Quizás por ello rebusca un amor menos compulsivo y más sereno, el amor de amistad con el bello joven rubio, probablemente el conde de Southhampton, el amigo íntimo de Shakespeare. Pero en sus más famosos Sonetos los dos amigos caen atrapados por las artes maliciosas de la “mujer morena”. De esta guisa, el amor shakespeareano se divide entre el afecto profundo por el amigo y el deseo sensual de la amada, entre la amistad apasionada y la carnalidad impura. Nuestro escritor se dualiza así entre su rubio ángel bueno y la oscura dama tentadora, a la que llama su demonio femenino.

Estos famosos Sonetos de Shakespeare encuentran su paralelo europeo en los no menos famosos Sonetos de Miguel Ángel, parecidamente dirigidos al joven bello y noble T.Cavalieri y a la cultivada dama V. Colonna. El profundo afecto por el amigo es parejo en ambos genios del Renacimiento, hasta poderse hablar de un afecto homoerótico. Sin embargo, el otro amor por las amadas difiere en ambos artistas: en Shakespeare el amor por la amada es sensual y sexual, mientras que en Miguel Ángel es de signo cultural y espiritual. Pero en ambos casos, diferentemente, se contrapone al amor de la mujer un amor de amistad apasionado aunque idealizado o platónico, basado no tanto en la sensualidad cuanto en la sensibilidad, a modo de amor sublimado y trasfigurado.

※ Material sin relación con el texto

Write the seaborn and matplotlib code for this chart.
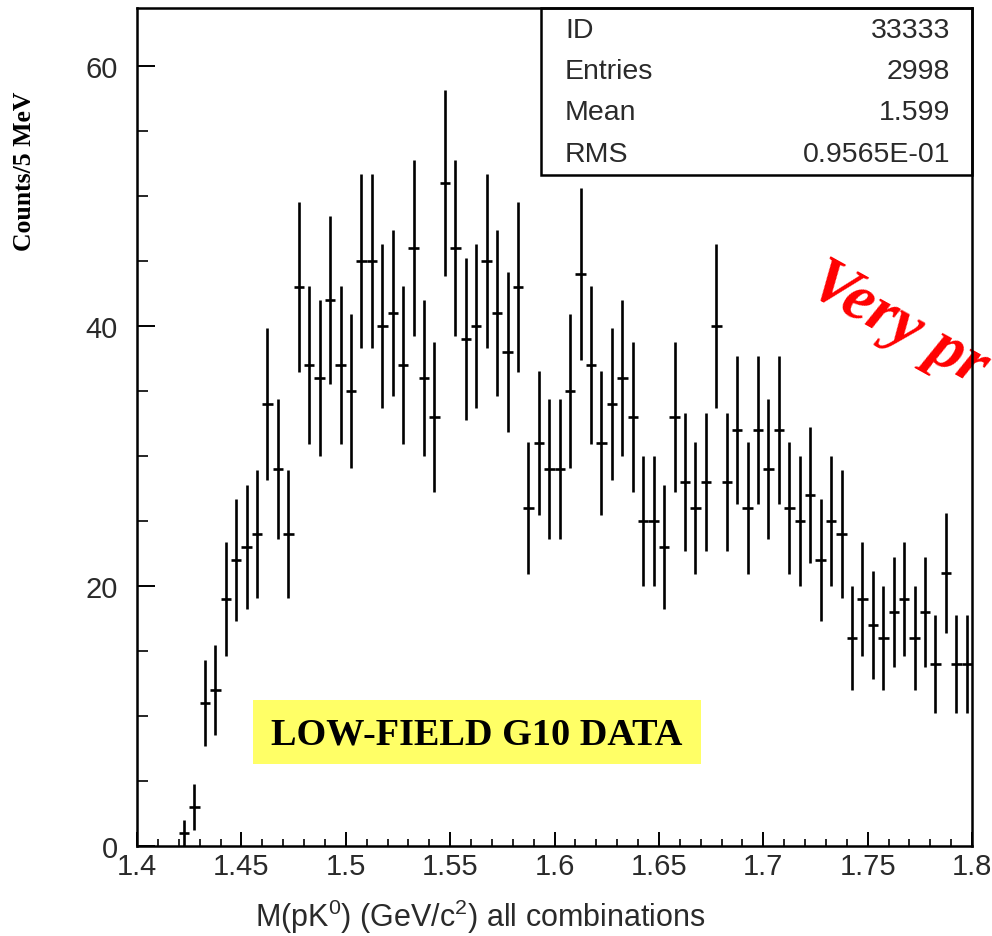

El origen de un tal amor de amistad apasionada evoca no solo la tradición socrático-platónica, sino también la historia bíblica de David y Jonathan. En Montaigne asistimos asimismo a su cálida relación de amistad con la Boétie, y en J.J.Bachofen leemos el elogio de la amistad intermasculina desde la epopeya sumeria de Gilgamesh y su amistad con Enkidu. Por su parte, Shakespeare llega a reservarse el auténtico amor del amigo, dejando que se complazca sexualmente con las mujeres. La clave de esta relación está en que “yo soy lo que soy” y “vos solo sois vos”, una autoafirmación de la mismidad abierta al otro que rememora la amistad del neoplatónico cristiano Agustín de Hipona.

Para nuestro dramaturgo inglés el amor es tempestuoso, mientras que la amistad se basa no solo en la belleza exterior sino en la interior, o sea, en la afabilidad y la fidelidad. Por todo ello llega a decirle al amigo que su alma reposa en su seno, consagrándose a él como a un dios celeste (que no diosa terrestre). Lo cual tampoco impide por cierto el conflicto amistoso con sus turbulencias psicológicas.

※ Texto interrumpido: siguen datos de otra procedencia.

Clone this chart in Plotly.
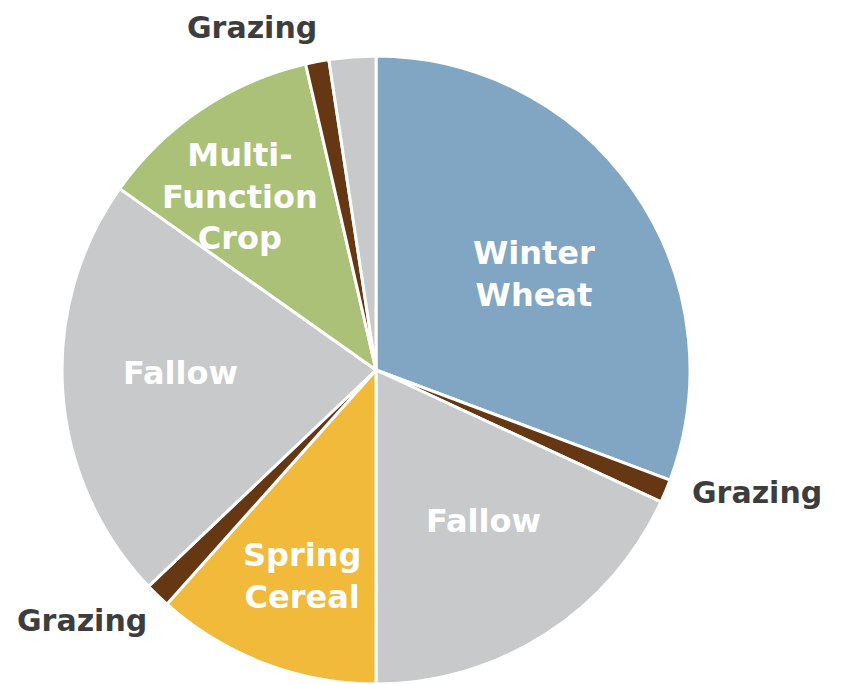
import plotly.graph_objects as go

# Data (clockwise from 12 o'clock)
categories = ["Winter Wheat", "Grazing", "Fallow", "Spring Cereal", "Grazing",
              "Fallow", "Multi-Function Crop", "Grazing", "Other"]
values = [30.7, 1.2, 18.1, 11.6, 1.3, 21.9, 11.6, 1.2, 2.4]
colors = ["#81A6C3", "#663713", "#C8C9CB", "#F2BA3A", "#663713",
          "#C8C9CB", "#ABC178", "#663713", "#C8C9CB"]

W, H = 843, 684
OFF = 8  # page body margin in the rendered html
cx, cy, R = 376 - OFF, 370 - OFF, 314

fig = go.Figure(go.Pie(
    labels=[f"{c} {i}" for i, c in enumerate(categories)],
    values=values,
    sort=False,
    direction="clockwise",
    rotation=0,
    marker=dict(colors=colors, line=dict(color="white", width=3)),
    textinfo="none",
    hoverinfo="skip",
    showlegend=False,
    domain=dict(x=[(cx - R) / W, (cx + R) / W],
                y=[1 - (cy + R) / H, 1 - (cy - R) / H]),
))

# label text and pixel placement
inside_font = dict(family="DejaVu Sans", size=32, color="white", weight=700)
outside_font = dict(family="DejaVu Sans", size=30, color="#3D3D3D", weight=700)
labels = [
    ("Winter<br>Wheat", 534, 274, inside_font),
    ("Grazing", 757, 493, outside_font),
    ("Fallow", 484, 521, inside_font),
    ("Spring<br>Cereal", 302, 576, inside_font),
    ("Grazing", 82, 620, outside_font),
    ("Fallow", 180, 373, inside_font),
    ("Multi-<br>Function<br>Crop", 240, 196, inside_font),
    ("Grazing", 252, 27, outside_font),
]
for txt, px, py, f in labels:
    fig.add_annotation(x=(px - OFF) / W, y=1 - (py - OFF) / H,
                       xref="paper", yref="paper",
                       text=txt, showarrow=False, font=f, align="center",
                       xanchor="center", yanchor="middle")

fig.update_layout(width=W, height=H, margin=dict(l=0, r=0, t=0, b=0),
                  paper_bgcolor="white", plot_bgcolor="white")
fig.write_html("out.html")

Shakespeare proyecta el auténtico amor como un faro o estrella que ilumina y perdura, frente al mar del amor lujurioso que es como “un cielo que conduce al infierno”. Por ello nuestro autor invoca la inmortalidad del amor, es decir, la amistad eterna, la cual se enfrenta al tiempo y su decadencia irremediable. Pero el amor humano-mundano no tiene remedio sino en la muerte que es el auténtico remedio, porque lo hace inmortal (un pensamiento que recuerda al de Miguel Ángel). La propia muerte no puede con el amor de amistad de Shakespeare por su amigo íntimo ya que, como dice, la verdad y la hermosura dependen de mi amor. Este amor afectivo es el que crea la conciencia del hombre, la conciencia que no se desvanece en la inconsciencia, y que nuestro autor deja plasmada para siempre en sus versos transtemporales: “mis versos destilarán vuestra esencia espiritual”.

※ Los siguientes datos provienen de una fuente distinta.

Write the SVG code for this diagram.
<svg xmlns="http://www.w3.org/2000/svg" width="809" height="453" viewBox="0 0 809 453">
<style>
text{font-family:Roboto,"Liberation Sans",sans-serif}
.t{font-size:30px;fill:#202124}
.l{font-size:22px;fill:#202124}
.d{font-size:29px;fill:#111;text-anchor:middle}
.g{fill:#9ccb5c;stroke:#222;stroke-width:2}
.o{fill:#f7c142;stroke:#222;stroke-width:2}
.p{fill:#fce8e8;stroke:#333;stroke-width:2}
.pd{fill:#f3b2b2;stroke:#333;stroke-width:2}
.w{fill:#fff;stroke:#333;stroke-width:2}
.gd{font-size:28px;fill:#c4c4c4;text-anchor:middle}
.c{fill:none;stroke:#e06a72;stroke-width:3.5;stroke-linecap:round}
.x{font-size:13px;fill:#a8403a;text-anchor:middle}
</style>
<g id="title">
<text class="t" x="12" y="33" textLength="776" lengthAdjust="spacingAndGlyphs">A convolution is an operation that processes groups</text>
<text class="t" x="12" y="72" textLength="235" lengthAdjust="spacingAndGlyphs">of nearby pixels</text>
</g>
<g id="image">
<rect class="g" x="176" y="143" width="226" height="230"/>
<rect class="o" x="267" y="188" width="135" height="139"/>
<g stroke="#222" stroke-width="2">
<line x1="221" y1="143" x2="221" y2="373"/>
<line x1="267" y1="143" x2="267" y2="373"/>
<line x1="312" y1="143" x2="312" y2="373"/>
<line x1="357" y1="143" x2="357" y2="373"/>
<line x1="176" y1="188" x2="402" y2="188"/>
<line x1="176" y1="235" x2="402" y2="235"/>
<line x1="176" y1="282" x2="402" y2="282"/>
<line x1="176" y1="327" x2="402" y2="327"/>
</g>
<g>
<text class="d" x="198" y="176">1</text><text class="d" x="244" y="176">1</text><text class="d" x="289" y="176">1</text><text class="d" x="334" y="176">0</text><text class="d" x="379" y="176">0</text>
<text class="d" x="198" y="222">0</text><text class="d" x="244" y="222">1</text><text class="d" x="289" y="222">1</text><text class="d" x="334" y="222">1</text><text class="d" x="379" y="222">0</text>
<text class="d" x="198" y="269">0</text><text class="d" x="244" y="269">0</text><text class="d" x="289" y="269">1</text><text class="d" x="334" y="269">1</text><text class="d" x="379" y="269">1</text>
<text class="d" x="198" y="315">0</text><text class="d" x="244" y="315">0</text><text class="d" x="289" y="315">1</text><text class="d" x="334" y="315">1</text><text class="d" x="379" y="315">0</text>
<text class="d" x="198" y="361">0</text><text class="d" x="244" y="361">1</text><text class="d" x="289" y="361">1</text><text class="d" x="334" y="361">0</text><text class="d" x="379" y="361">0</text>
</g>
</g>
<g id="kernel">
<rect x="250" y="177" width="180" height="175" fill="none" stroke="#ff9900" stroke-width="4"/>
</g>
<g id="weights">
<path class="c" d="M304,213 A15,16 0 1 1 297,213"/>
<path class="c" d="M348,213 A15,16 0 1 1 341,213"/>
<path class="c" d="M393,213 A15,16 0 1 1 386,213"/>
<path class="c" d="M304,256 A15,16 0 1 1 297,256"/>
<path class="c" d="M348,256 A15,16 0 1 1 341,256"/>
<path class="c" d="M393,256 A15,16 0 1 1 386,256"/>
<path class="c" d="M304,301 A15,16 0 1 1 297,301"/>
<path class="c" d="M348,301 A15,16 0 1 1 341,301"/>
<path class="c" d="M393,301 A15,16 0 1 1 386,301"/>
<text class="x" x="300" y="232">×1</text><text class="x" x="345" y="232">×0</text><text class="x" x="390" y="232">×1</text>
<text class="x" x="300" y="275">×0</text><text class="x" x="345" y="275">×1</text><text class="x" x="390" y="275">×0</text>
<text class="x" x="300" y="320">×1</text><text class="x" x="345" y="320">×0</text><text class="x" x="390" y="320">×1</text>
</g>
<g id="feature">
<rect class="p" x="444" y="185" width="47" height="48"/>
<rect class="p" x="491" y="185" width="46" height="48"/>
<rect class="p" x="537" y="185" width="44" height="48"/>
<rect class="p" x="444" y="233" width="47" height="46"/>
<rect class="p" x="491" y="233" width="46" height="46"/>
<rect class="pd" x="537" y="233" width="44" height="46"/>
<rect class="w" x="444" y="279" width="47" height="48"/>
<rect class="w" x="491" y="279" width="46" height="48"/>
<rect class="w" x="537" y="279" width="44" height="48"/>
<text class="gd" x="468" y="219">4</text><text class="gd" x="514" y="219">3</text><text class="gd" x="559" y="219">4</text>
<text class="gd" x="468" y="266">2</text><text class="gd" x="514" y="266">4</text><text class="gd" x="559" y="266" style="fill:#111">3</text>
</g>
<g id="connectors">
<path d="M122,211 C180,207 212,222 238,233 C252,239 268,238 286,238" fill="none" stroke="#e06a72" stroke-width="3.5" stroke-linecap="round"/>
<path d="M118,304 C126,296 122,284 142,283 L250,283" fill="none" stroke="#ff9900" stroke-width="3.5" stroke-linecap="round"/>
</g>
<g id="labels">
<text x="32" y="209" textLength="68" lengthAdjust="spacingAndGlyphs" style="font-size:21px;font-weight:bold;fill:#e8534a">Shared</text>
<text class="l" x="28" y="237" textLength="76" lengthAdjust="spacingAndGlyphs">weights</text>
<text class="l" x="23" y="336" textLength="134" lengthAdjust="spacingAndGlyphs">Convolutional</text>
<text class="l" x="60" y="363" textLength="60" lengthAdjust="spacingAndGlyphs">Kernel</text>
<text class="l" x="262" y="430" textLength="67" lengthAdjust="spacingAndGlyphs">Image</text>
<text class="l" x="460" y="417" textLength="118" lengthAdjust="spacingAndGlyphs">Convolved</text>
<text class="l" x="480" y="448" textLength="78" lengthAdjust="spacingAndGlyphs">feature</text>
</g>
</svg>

En su obra dramática Shakespeare ofrece el amor como dramático, mientras que en su obra lírica lo ofrece como tragicómico. En el trasfondo de su obra puede entreverse la distinción socrático-platónica entre el amor sensual o sexual referido a la amada (morena) y el amor de amistad referido al amigo (rubio). La música del primer amor es compulsiva y terrestre, la música del otro amor es más serena o celeste. Pero el problema está en armonizar dicha disarmonía clásica entre la tradicional naturaleza o lo natural (procreador) y la cultura o lo cultural (creador), así pues entre el amor y la amistad. Quizás deberíamos asumir al respecto una revisión “androgínica” de la coexistencia humana entre la masculinidad y la feminidad, más allá o más acá de su visión clásica, cambiando su tradicional signo dualista o separador en un sesgo cómplice o reparador.
(Bibliografía) El lector puede releer las obras líricas de W.Shakespeare en la edición de Luis Astrana Marín, Obras Completas, Aguilar, Madrid 1967.